*SHORT PROBLEM*: Transcribe every line exactly and omit anything that is a picture.

*DATASET EXTRACT*:
★ ★ ★ ★ ★ ★ ★

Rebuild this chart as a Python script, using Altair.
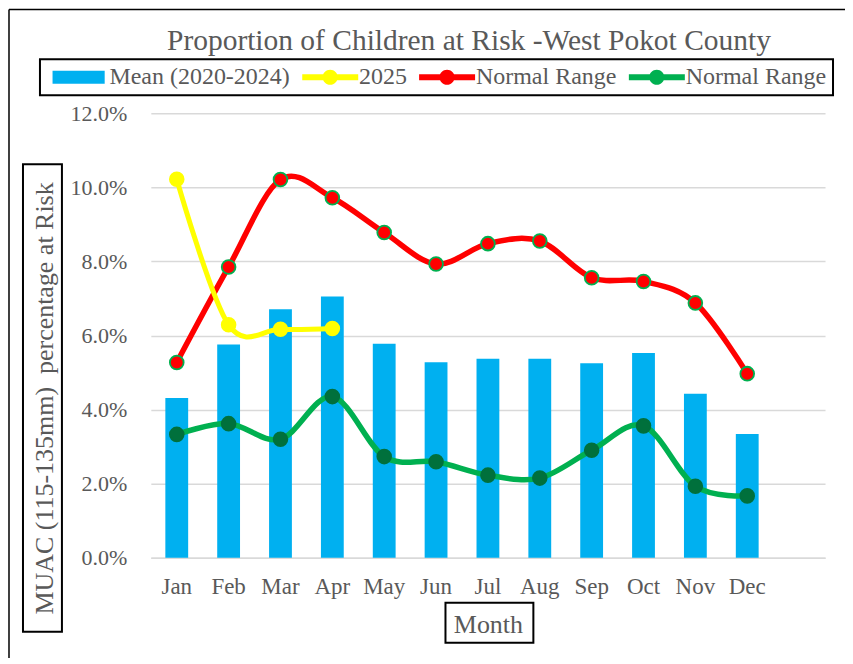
import altair as alt
import pandas as pd

# ---- data ----
months = ["Jan", "Feb", "Mar", "Apr", "May", "Jun", "Jul", "Aug", "Sep", "Oct", "Nov", "Dec"]
mean_2020_2024 = [4.31, 5.76, 6.71, 7.05, 5.78, 5.28, 5.37, 5.37, 5.25, 5.53, 4.43, 3.34]
year_2025 = [10.22, 6.29, 6.17, 6.19]
normal_upper = [5.27, 7.85, 10.21, 9.72, 8.78, 7.93, 8.48, 8.55, 7.56, 7.46, 6.88, 4.97]
normal_lower = [3.33, 3.62, 3.20, 4.35, 2.73, 2.59, 2.23, 2.15, 2.90, 3.56, 1.93, 1.67]

series_keys = ["mean", "y2025", "upper", "lower"]
series_colors = ["#00B0F0", "#FFFF00", "#FF0000", "#00B050"]
point_fill = {"y2025": "#FFFF00", "upper": "#FF0000", "lower": "#00703C"}
point_stroke = {"y2025": "#FFFF00", "upper": "#00B050", "lower": "#00703C"}
x_domain = months + [""]
y_ticks = [0, 0.02, 0.04, 0.06, 0.08, 0.10, 0.12]

FONT = "Liberation Serif"
GREY = "#595959"


def frame(key, values):
    return pd.DataFrame({
        "month": months[:len(values)],
        "value": [v / 100 for v in values],
        "series": key,
        "pfill": point_fill.get(key, ""),
        "pstroke": point_stroke.get(key, ""),
    })


bars_df = frame("mean", mean_2020_2024)
y25_df = frame("y2025", year_2025)
up_df = frame("upper", normal_upper)
lo_df = frame("lower", normal_lower)

rect_path = "M-0.45,-0.54H3.9V0.54H-0.45Z"
line_path = ("M-0.45,-0.25H4.22V0.25H-0.45Z "
             "M2.51,0A0.63,0.63 0 1 1 1.25,0A0.63,0.63 0 1 1 2.51,0Z")

x_enc = alt.X(
    "month:N",
    scale=alt.Scale(domain=x_domain, paddingInner=0.56, paddingOuter=0.28),
    axis=alt.Axis(labelAngle=0, labelFontSize=23, labelColor=GREY, labelFont=FONT,
                  labelPadding=18, ticks=False, domain=True, domainColor="#D9D9D9",
                  domainWidth=1.5, grid=False, titleFontSize=26, titleColor=GREY,
                  titleFont=FONT, titleFontWeight="normal", titleY=75,
                  titleBaseline="alphabetic"),
    title="Month",
)
y_enc = alt.Y(
    "value:Q",
    scale=alt.Scale(domain=[0, 0.12], nice=False),
    axis=alt.Axis(format=".1%", values=y_ticks, labelFontSize=22, labelColor=GREY,
                  labelFont=FONT, labelPadding=24, ticks=False, tickSize=0, domain=False,
                  grid=True, gridColor="#D9D9D9", gridWidth=1.5, titleFontSize=26,
                  titleColor=GREY, titleFont=FONT, titleFontWeight="normal",
                  titleAngle=270, titleAlign="center", titleBaseline="alphabetic",
                  titleX=-98, titleY=285),
    title="MUAC (115-135mm)\u00a0 percentage at Risk",
)

legend = alt.Legend(
    title=None, orient="none", legendX=-111, legendY=-54, direction="horizontal",
    columns=4, symbolType=alt.ExprRef(
        expr=f"datum.value === 'mean' ? '{rect_path}' : '{line_path}'"),
    symbolSize=576, symbolStrokeWidth=0, symbolOpacity=1,
    labelExpr=("datum.value === 'mean' ? 'Mean (2020-2024)' : "
               "datum.value === 'y2025' ? '2025' : 'Normal Range'"),
    labelFontSize=24, labelFont=FONT, labelColor=GREY, labelLimit=400,
    labelOffset=39.5, columnPadding=5, padding=6, strokeColor="black",
)
color_enc = alt.Color("series:N", scale=alt.Scale(domain=series_keys, range=series_colors),
                      legend=legend)

bars = alt.Chart(bars_df).mark_bar().encode(x=x_enc, y=y_enc, color=color_enc)


def line_layer(df, width):
    line = alt.Chart(df).mark_line(interpolate="cardinal", strokeWidth=width).encode(
        x=x_enc, y=y_enc, color=color_enc)
    pts = alt.Chart(df).mark_point(filled=True, size=190, opacity=1, strokeWidth=1.8).encode(
        x=x_enc, y=y_enc,
        fill=alt.Fill("pfill:N", scale=None, legend=None),
        stroke=alt.Stroke("pstroke:N", scale=None, legend=None))
    return [line, pts]


one = pd.DataFrame({"a": [0]})
boxes = [
    # outer chart frame: only its top and left edges are visible in the reference
    alt.Chart(one).mark_rule(stroke="#000000", strokeWidth=1.5).encode(
        x=alt.value(-142), x2=alt.value(700), y=alt.value(-104)),
    alt.Chart(one).mark_rule(stroke="#000000", strokeWidth=1.5).encode(
        x=alt.value(-142), y=alt.value(-104), y2=alt.value(560)),
    # y title box
    alt.Chart(one).mark_rect(filled=False, stroke="#000000", strokeWidth=2).encode(
        x=alt.value(-128), x2=alt.value(-89), y=alt.value(51), y2=alt.value(519)),
    # x title box
    alt.Chart(one).mark_rect(filled=False, stroke="#000000", strokeWidth=2).encode(
        x=alt.value(295), x2=alt.value(383), y=alt.value(490), y2=alt.value(530)),
]

chart = alt.layer(
    bars,
    *line_layer(lo_df, 5.5),
    *line_layer(up_df, 5.5),
    *line_layer(y25_df, 5),
    *boxes,
).properties(
    width=675, height=445,
    padding={"left": 143, "top": 105, "right": 20, "bottom": 100},
    autosize=alt.AutoSizeParams(type="none"),
    title=alt.TitleParams(
        text="Proportion of Children at Risk -West Pokot County",
        font=FONT, fontSize=29.5, fontWeight="normal", color=GREY,
        anchor="middle", frame="group", baseline="alphabetic", dx=-19, dy=79, offset=8),
).configure(font=FONT).configure_view(stroke=None).configure_legend(
    strokeWidth=2, labelFont=FONT)

chart.save("out.html", embed_options={"renderer": "svg", "actions": False})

★ ★ ★ ★ ★ ★ ★

*RESPONSE TO THIS TASK*:
Rebuild this chart as a Python script, using Altair.
import altair as alt
import pandas as pd

# ---- data ----
months = ["Jan", "Feb", "Mar", "Apr", "May", "Jun", "Jul", "Aug", "Sep", "Oct", "Nov", "Dec"]
mean_2020_2024 = [4.31, 5.76, 6.71, 7.05, 5.78, 5.28, 5.37, 5.37, 5.25, 5.53, 4.43, 3.34]
year_2025 = [10.22, 6.29, 6.17, 6.19]
normal_upper = [5.27, 7.85, 10.21, 9.72, 8.78, 7.93, 8.48, 8.55, 7.56, 7.46, 6.88, 4.97]
normal_lower = [3.33, 3.62, 3.20, 4.35, 2.73, 2.59, 2.23, 2.15, 2.90, 3.56, 1.93, 1.67]

series_keys = ["mean", "y2025", "upper", "lower"]
series_colors = ["#00B0F0", "#FFFF00", "#FF0000", "#00B050"]
point_fill = {"y2025": "#FFFF00", "upper": "#FF0000", "lower": "#00703C"}
point_stroke = {"y2025": "#FFFF00", "upper": "#00B050", "lower": "#00703C"}
x_domain = months + [""]
y_ticks = [0, 0.02, 0.04, 0.06, 0.08, 0.10, 0.12]

FONT = "Liberation Serif"
GREY = "#595959"


def frame(key, values):
    return pd.DataFrame({
        "month": months[:len(values)],
        "value": [v / 100 for v in values],
        "series": key,
        "pfill": point_fill.get(key, ""),
        "pstroke": point_stroke.get(key, ""),
    })


bars_df = frame("mean", mean_2020_2024)
y25_df = frame("y2025", year_2025)
up_df = frame("upper", normal_upper)
lo_df = frame("lower", normal_lower)

rect_path = "M-0.45,-0.54H3.9V0.54H-0.45Z"
line_path = ("M-0.45,-0.25H4.22V0.25H-0.45Z "
             "M2.51,0A0.63,0.63 0 1 1 1.25,0A0.63,0.63 0 1 1 2.51,0Z")

x_enc = alt.X(
    "month:N",
    scale=alt.Scale(domain=x_domain, paddingInner=0.56, paddingOuter=0.28),
    axis=alt.Axis(labelAngle=0, labelFontSize=23, labelColor=GREY, labelFont=FONT,
                  labelPadding=18, ticks=False, domain=True, domainColor="#D9D9D9",
                  domainWidth=1.5, grid=False, titleFontSize=26, titleColor=GREY,
                  titleFont=FONT, titleFontWeight="normal", titleY=75,
                  titleBaseline="alphabetic"),
    title="Month",
)
y_enc = alt.Y(
    "value:Q",
    scale=alt.Scale(domain=[0, 0.12], nice=False),
    axis=alt.Axis(format=".1%", values=y_ticks, labelFontSize=22, labelColor=GREY,
                  labelFont=FONT, labelPadding=24, ticks=False, tickSize=0, domain=False,
                  grid=True, gridColor="#D9D9D9", gridWidth=1.5, titleFontSize=26,
                  titleColor=GREY, titleFont=FONT, titleFontWeight="normal",
                  titleAngle=270, titleAlign="center", titleBaseline="alphabetic",
                  titleX=-98, titleY=285),
    title="MUAC (115-135mm)\u00a0 percentage at Risk",
)

legend = alt.Legend(
    title=None, orient="none", legendX=-111, legendY=-54, direction="horizontal",
    columns=4, symbolType=alt.ExprRef(
        expr=f"datum.value === 'mean' ? '{rect_path}' : '{line_path}'"),
    symbolSize=576, symbolStrokeWidth=0, symbolOpacity=1,
    labelExpr=("datum.value === 'mean' ? 'Mean (2020-2024)' : "
               "datum.value === 'y2025' ? '2025' : 'Normal Range'"),
    labelFontSize=24, labelFont=FONT, labelColor=GREY, labelLimit=400,
    labelOffset=39.5, columnPadding=5, padding=6, strokeColor="black",
)
color_enc = alt.Color("series:N", scale=alt.Scale(domain=series_keys, range=series_colors),
                      legend=legend)

bars = alt.Chart(bars_df).mark_bar().encode(x=x_enc, y=y_enc, color=color_enc)


def line_layer(df, width):
    line = alt.Chart(df).mark_line(interpolate="cardinal", strokeWidth=width).encode(
        x=x_enc, y=y_enc, color=color_enc)
    pts = alt.Chart(df).mark_point(filled=True, size=190, opacity=1, strokeWidth=1.8).encode(
        x=x_enc, y=y_enc,
        fill=alt.Fill("pfill:N", scale=None, legend=None),
        stroke=alt.Stroke("pstroke:N", scale=None, legend=None))
    return [line, pts]


one = pd.DataFrame({"a": [0]})
boxes = [
    # outer chart frame: only its top and left edges are visible in the reference
    alt.Chart(one).mark_rule(stroke="#000000", strokeWidth=1.5).encode(
        x=alt.value(-142), x2=alt.value(700), y=alt.value(-104)),
    alt.Chart(one).mark_rule(stroke="#000000", strokeWidth=1.5).encode(
        x=alt.value(-142), y=alt.value(-104), y2=alt.value(560)),
    # y title box
    alt.Chart(one).mark_rect(filled=False, stroke="#000000", strokeWidth=2).encode(
        x=alt.value(-128), x2=alt.value(-89), y=alt.value(51), y2=alt.value(519)),
    # x title box
    alt.Chart(one).mark_rect(filled=False, stroke="#000000", strokeWidth=2).encode(
        x=alt.value(295), x2=alt.value(383), y=alt.value(490), y2=alt.value(530)),
]

chart = alt.layer(
    bars,
    *line_layer(lo_df, 5.5),
    *line_layer(up_df, 5.5),
    *line_layer(y25_df, 5),
    *boxes,
).properties(
    width=675, height=445,
    padding={"left": 143, "top": 105, "right": 20, "bottom": 100},
    autosize=alt.AutoSizeParams(type="none"),
    title=alt.TitleParams(
        text="Proportion of Children at Risk -West Pokot County",
        font=FONT, fontSize=29.5, fontWeight="normal", color=GREY,
        anchor="middle", frame="group", baseline="alphabetic", dx=-19, dy=79, offset=8),
).configure(font=FONT).configure_view(stroke=None).configure_legend(
    strokeWidth=2, labelFont=FONT)

chart.save("out.html", embed_options={"renderer": "svg", "actions": False})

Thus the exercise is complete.